On 5/13/2016 5:15 PM, Drew wrote:
Curious and considering it.
Recent custom build with Intel core 17 4790, 16 gigs of ram, 256 gig
ssd for c:, 2tb drive for docs and such. Also using several externals
for backups and other storage.
On this type of system where 8.1 seems to run well and very fast. The
question is would win 10 be the same or better?

Currently running win 10 on 2 other machines that belong to the wife and
she likes it.

I understand people not wanting to lose win 7 and also for the "other"
generation that does not have the ability or want to change. I am not
looking to start a flame war but I have noticed that there has been a
huge drop off in posts on alt.comp.os.windows-8 since 10 came out.


Full image of Win 8.1 as well as verified any previous backups. Took the
plunge on Saturday evening. Win 10 is taking a bit to get it the way 8.1
was (setup, personalizing etc).
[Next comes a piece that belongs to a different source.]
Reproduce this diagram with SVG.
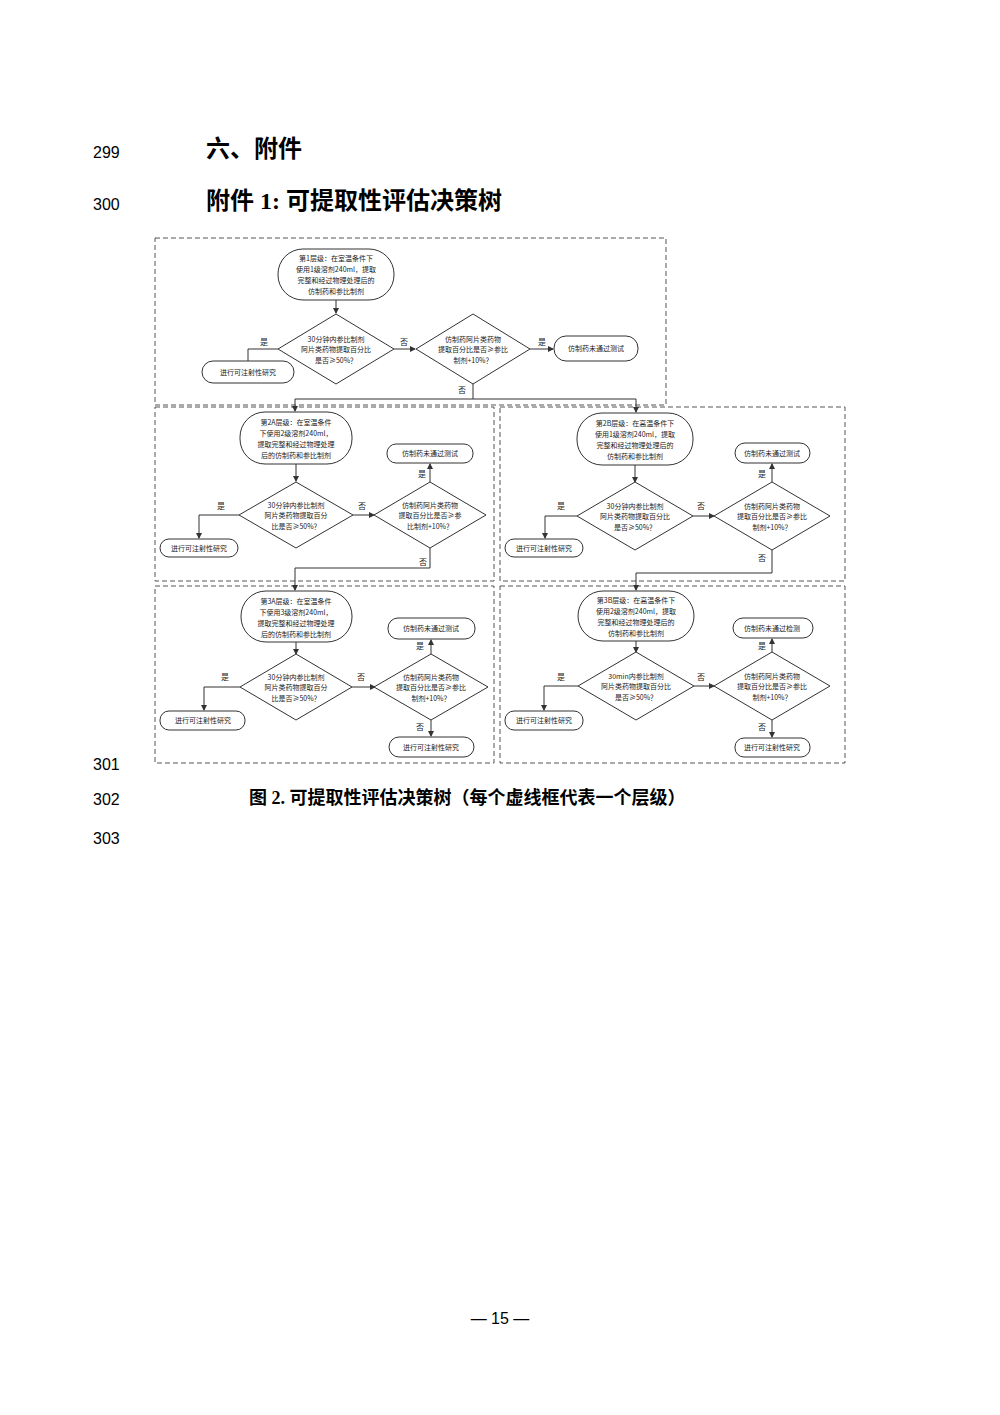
<svg xmlns="http://www.w3.org/2000/svg" width="1000" height="1415" viewBox="0 0 1000 1415">
<style>
.ln{font-family:"Liberation Sans",Arial,sans-serif;font-size:16px;fill:#000}
.h{font-family:"Liberation Serif","Noto Sans CJK SC",serif;font-weight:bold;fill:#000}
.frame{fill:none;stroke:#555;stroke-width:1;stroke-dasharray:5,3}
.n{fill:#fff;stroke:#333;stroke-width:1}
.t{font-family:"Noto Sans CJK SC","Liberation Sans",sans-serif;font-size:7px;fill:#222;text-anchor:middle}
.l{font-family:"Noto Sans CJK SC",sans-serif;font-size:8px;fill:#222;text-anchor:middle}
.c{fill:none;stroke:#333;stroke-width:1;marker-end:url(#a)}
.c0{fill:none;stroke:#333;stroke-width:1}
</style>
<defs><marker id="a" markerWidth="6" markerHeight="6" refX="5" refY="3" orient="auto" markerUnits="userSpaceOnUse"><path d="M0,0L6,3L0,6z" fill="#333"/></marker></defs>
<rect width="1000" height="1415" fill="#fff"/>
<text class="ln" x="93" y="158">299</text>
<text class="h" x="206" y="157" font-size="24">六、附件</text>
<text class="ln" x="93" y="210">300</text>
<text class="h" x="206" y="209" font-size="24">附件 1:  可提取性评估决策树</text>
<text class="ln" x="93" y="770">301</text>
<text class="ln" x="93" y="805">302</text>
<text class="h" x="249" y="804" font-size="18">图 2.   可提取性评估决策树（每个虚线框代表一个层级）</text>
<text class="ln" x="93" y="844">303</text>
<text class="ln" x="500" y="1324" text-anchor="middle" font-family="Liberation Serif,serif" font-size="20">— 15 —</text>

<g id="frames">
<rect class="frame" x="155" y="238" width="511" height="167"/>
<rect class="frame" x="155" y="407" width="339" height="174"/>
<rect class="frame" x="500" y="407" width="345" height="174"/>
<rect class="frame" x="155" y="586" width="339" height="177"/>
<rect class="frame" x="500" y="586" width="345" height="177"/>
</g>

<g id="connectors">
<path class="c" d="M336,300V313"/>
<path class="c" d="M278,349H248V368"/>
<path class="c" d="M394,349H415"/>
<path class="c" d="M530,349H553"/>
<path class="c0" d="M473,384V399H295"/>
<path class="c" d="M295,399V411"/>
<path class="c" d="M473,399H636V412"/>
<path class="c" d="M296,464V481"/>
<path class="c" d="M239,515H199V538"/>
<path class="c" d="M353,515H374"/>
<path class="c" d="M430,482V464"/>
<path class="c" d="M430,548V568H295V590"/>
<path class="c" d="M635,465V482"/>
<path class="c" d="M577,516H545V538"/>
<path class="c" d="M693,516H714"/>
<path class="c" d="M772,482V464"/>
<path class="c" d="M772,550V573H636V590"/>
<path class="c" d="M296,642V654"/>
<path class="c" d="M240,687H204V710"/>
<path class="c" d="M352,687H375"/>
<path class="c" d="M431,654V640"/>
<path class="c" d="M431,720V736"/>
<path class="c" d="M636,641V652"/>
<path class="c" d="M578,686H544V710"/>
<path class="c" d="M694,686H714"/>
<path class="c" d="M772,652V639"/>
<path class="c" d="M772,720V737"/>
</g>
<g id="labels">
<text class="l" x="264" y="345">是</text><text class="l" x="404" y="345">否</text><text class="l" x="542" y="345">是</text><text class="l" x="462" y="393">否</text>
<text class="l" x="221" y="509">是</text><text class="l" x="362" y="509">否</text><text class="l" x="422" y="477">是</text><text class="l" x="423" y="565">否</text>
<text class="l" x="561" y="509">是</text><text class="l" x="701" y="509">否</text><text class="l" x="762" y="477">是</text><text class="l" x="762" y="561">否</text>
<text class="l" x="225" y="680">是</text><text class="l" x="361" y="680">否</text><text class="l" x="420" y="649">是</text><text class="l" x="420" y="730">否</text>
<text class="l" x="561" y="680">是</text><text class="l" x="701" y="680">否</text><text class="l" x="762" y="649">是</text><text class="l" x="762" y="730">否</text>
</g>

<g id="L1-start"><rect class="n" x="278" y="249" width="116" height="51" rx="25"/>
<text class="t" x="336" y="261">第1层级：在室温条件下</text><text class="t" x="336" y="272">使用1级溶剂240ml，提取</text><text class="t" x="336" y="283">完整和经过物理处理后的</text><text class="t" x="336" y="294">仿制药和参比制剂</text></g>
<g id="L1-d1"><path class="n" d="M336,314L394,349L336,384L278,349z"/>
<text class="t" x="336" y="342">30分钟内参比制剂</text><text class="t" x="336" y="352">阿片类药物提取百分比</text><text class="t" x="336" y="363">是否≥50%？</text></g>
<g id="L1-yes"><rect class="n" x="202" y="361" width="92" height="22" rx="11"/><text class="t" x="248" y="375">进行可注射性研究</text></g>
<g id="L1-d2"><path class="n" d="M473,314L530,349L473,384L416,349z"/>
<text class="t" x="473" y="342">仿制药阿片类药物</text><text class="t" x="473" y="352">提取百分比是否≥参比</text><text class="t" x="473" y="363">制剂+10%？</text></g>
<g id="L1-fail"><rect class="n" x="554" y="336" width="84" height="25" rx="12"/><text class="t" x="596" y="351">仿制药未通过测试</text></g>

<g id="L2A-start"><rect class="n" x="240" y="412" width="112" height="52" rx="25"/>
<text class="t" x="296" y="425">第2A层级：在室温条件</text><text class="t" x="296" y="436">下使用2级溶剂240ml，</text><text class="t" x="296" y="447">提取完整和经过物理处理</text><text class="t" x="296" y="458">后的仿制药和参比制剂</text></g>
<g id="L2A-d1"><path class="n" d="M296,482L353,515L296,548L239,515z"/>
<text class="t" x="296" y="508">30分钟内参比制剂</text><text class="t" x="296" y="518">阿片类药物提取百分</text><text class="t" x="296" y="529">比是否≥50%？</text></g>
<g id="L2A-yes"><rect class="n" x="160" y="539" width="78" height="18" rx="9"/><text class="t" x="199" y="551">进行可注射性研究</text></g>
<g id="L2A-d2"><path class="n" d="M430,482L486,515L430,548L374,515z"/>
<text class="t" x="430" y="508">仿制药阿片类药物</text><text class="t" x="430" y="518">提取百分比是否≥参</text><text class="t" x="430" y="529">比制剂+10%？</text></g>
<g id="L2A-fail"><rect class="n" x="387" y="444" width="86" height="19" rx="9"/><text class="t" x="430" y="456">仿制药未通过测试</text></g>

<g id="L2B-start"><rect class="n" x="577" y="413" width="116" height="52" rx="25"/>
<text class="t" x="635" y="426">第2B层级：在高温条件下</text><text class="t" x="635" y="437">使用1级溶剂240ml，提取</text><text class="t" x="635" y="448">完整和经过物理处理后的</text><text class="t" x="635" y="459">仿制药和参比制剂</text></g>
<g id="L2B-d1"><path class="n" d="M635,482L693,516L635,550L577,516z"/>
<text class="t" x="635" y="509">30分钟内参比制剂</text><text class="t" x="635" y="519">阿片类药物提取百分比</text><text class="t" x="635" y="530">是否≥50%？</text></g>
<g id="L2B-yes"><rect class="n" x="505" y="539" width="78" height="18" rx="9"/><text class="t" x="544" y="551">进行可注射性研究</text></g>
<g id="L2B-d2"><path class="n" d="M772,482L830,516L772,550L714,516z"/>
<text class="t" x="772" y="509">仿制药阿片类药物</text><text class="t" x="772" y="519">提取百分比是否≥参比</text><text class="t" x="772" y="530">制剂+10%？</text></g>
<g id="L2B-fail"><rect class="n" x="735" y="443" width="75" height="20" rx="10"/><text class="t" x="772" y="456">仿制药未通过测试</text></g>

<g id="L3A-start"><rect class="n" x="241" y="591" width="111" height="51" rx="25"/>
<text class="t" x="296" y="604">第3A层级：在室温条件</text><text class="t" x="296" y="615">下使用3级溶剂240ml，</text><text class="t" x="296" y="626">提取完整和经过物理处理</text><text class="t" x="296" y="637">后的仿制药和参比制剂</text></g>
<g id="L3A-d1"><path class="n" d="M296,654L352,687L296,720L240,687z"/>
<text class="t" x="296" y="680">30分钟内参比制剂</text><text class="t" x="296" y="690">阿片类药物提取百分</text><text class="t" x="296" y="701">比是否≥50%？</text></g>
<g id="L3A-yes"><rect class="n" x="160" y="711" width="85" height="19" rx="9"/><text class="t" x="203" y="723">进行可注射性研究</text></g>
<g id="L3A-d2"><path class="n" d="M431,654L488,687L431,720L374,687z"/>
<text class="t" x="431" y="680">仿制药阿片类药物</text><text class="t" x="431" y="690">提取百分比是否≥参比</text><text class="t" x="431" y="701">制剂+10%？</text></g>
<g id="L3A-fail"><rect class="n" x="388" y="618" width="87" height="21" rx="10"/><text class="t" x="431" y="631">仿制药未通过测试</text></g>
<g id="L3A-no"><rect class="n" x="389" y="737" width="85" height="20" rx="10"/><text class="t" x="431" y="750">进行可注射性研究</text></g>

<g id="L3B-start"><rect class="n" x="578" y="591" width="116" height="50" rx="25"/>
<text class="t" x="636" y="603">第3B层级：在高温条件下</text><text class="t" x="636" y="614">使用2级溶剂240ml，提取</text><text class="t" x="636" y="625">完整和经过物理处理后的</text><text class="t" x="636" y="636">仿制药和参比制剂</text></g>
<g id="L3B-d1"><path class="n" d="M636,652L694,686L636,720L578,686z"/>
<text class="t" x="636" y="679">30min内参比制剂</text><text class="t" x="636" y="689">阿片类药物提取百分比</text><text class="t" x="636" y="700">是否≥50%？</text></g>
<g id="L3B-yes"><rect class="n" x="505" y="711" width="78" height="19" rx="9"/><text class="t" x="544" y="723">进行可注射性研究</text></g>
<g id="L3B-d2"><path class="n" d="M772,652L830,686L772,720L714,686z"/>
<text class="t" x="772" y="679">仿制药阿片类药物</text><text class="t" x="772" y="689">提取百分比是否≥参比</text><text class="t" x="772" y="700">制剂+10%？</text></g>
<g id="L3B-fail"><rect class="n" x="733" y="618" width="80" height="20" rx="10"/><text class="t" x="772" y="631">仿制药未通过检测</text></g>
<g id="L3B-no"><rect class="n" x="735" y="738" width="75" height="19" rx="9"/><text class="t" x="772" y="750">进行可注射性研究</text></g>
</svg>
I run Tbird so mail is not a problem,
Mostly use Firefox but will probably mess around with edge to see if I
can make it useable. So far and overall it appears to be snappy just
like 8.1 was on this particular machine. I have seen many that hate 10
and many that hated 8.1. All love or at least like win 7. I understand
that as I still use that on other machines and it is better out of the
box than xp was to start with. (...and here we go!) Let the flood gates
open and we will see if and who really remembers!